FETÖ iddiasıyla tutuklu bulunan Şahin Alpay, mevzuyu hâlâ anlamamış olmalı ki, dün mahkemede yaptığı savunmada, suçsuzluğunu ispat için "Ak Parti iktidarına karşı askeri ve yargısal darbe girişimlerine karşı çıktım" dedi.

"Ak Parti iktidarına karşı darbe girişimi" dediği şey bir iftira, bizatihi, şu an mensubu olmakla suçlandığı örgütün kumpasından ibaretti. Yargı eliyle "olmadığına" hükmedildi. 

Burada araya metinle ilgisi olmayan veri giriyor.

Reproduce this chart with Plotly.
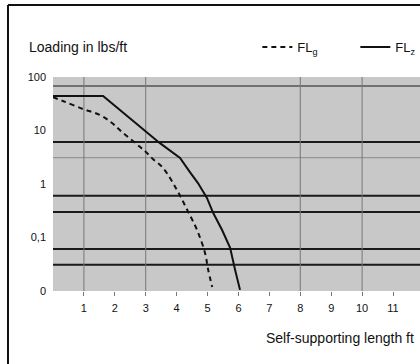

Olmayan "darbe girişimi"ne karşı çıktığını iddia etmek, AKP'yi hizaya sokmak için darbeyle korkutmaya çalışan cemaatin kumpasına destek olduğunu itiraf etmek değil mi?

***

Ah be Nagehan...

Yıllarca birlikte program yaptıktan, yıllarca birlikte Kuddusi Okkır'ları, Murat Özenalp'leri, Ali Tatar'ları, Abdülkerim Kırca'ları, Kaşif Kozinoğlu'ları ölüme götüren alçak kumpasa "demokratikleşme" diye alkış tuttuktan ve Nazlı Ilıcak biraz da bütün bunların hesabını vermek üzere tutuklandıktan sonra en çok onun ne yazacağını, yazıp yazmayacağını merak ediyordum;

Yazdı.

Güya tahliyesini istedi eski "kanka"sının, onun adına "pişmanlık" bildirimlerinde bulunarak güya onu savunmuş oldu... Halbuki, okusanıza şu satırları, bütün yaptığı Ilıcak üzerinden kendini aklamaktı:

"Nazlı Ilıcak'la 2013-2014 döneminde çok program yaptık, Gülenistlerin darbeci bir çete olup olmadığına dair çok kavga ettik. Evet o hep sonuna kadar bu örgütü savundu, Fethullah Gülen'in karanlık yüzünü göremedi. Fakat şimdi çok pişman..."

***

Ah be Nagehan...

Söz de uçmuyor artık, arşiv diye bir şey var!

STV'ye çıkıp "Fethullah Hoocaefendi... Milyonların gönlünde taht kurmuş biri..." diye andığın Gülen'in "kendi vatanından uzak durmasına sebep olanların yargılanması"ndan duyduğun memnuniyeti ifade ederek mi gördün, gösterdin "karanlık yüzünü"?

"Gülen hareketi bence çok önemli bir harekettir. Özellikle yurt dışındaki Türk okulları hepimizin göğsünü kabartan, çok büyük hizmetleri olan, dünya çapında dilimizi öğreten okullar. Türkiye içinde de, sivilleşmeyle ilgili çok önemli çalışmalar yaptılar, yapmaya devam ediyorlar. Dershanelerle ilgili çok önemli katkıları var. Ve ben bunu yıllardır hep söylerim..." diyerek mi yoksa?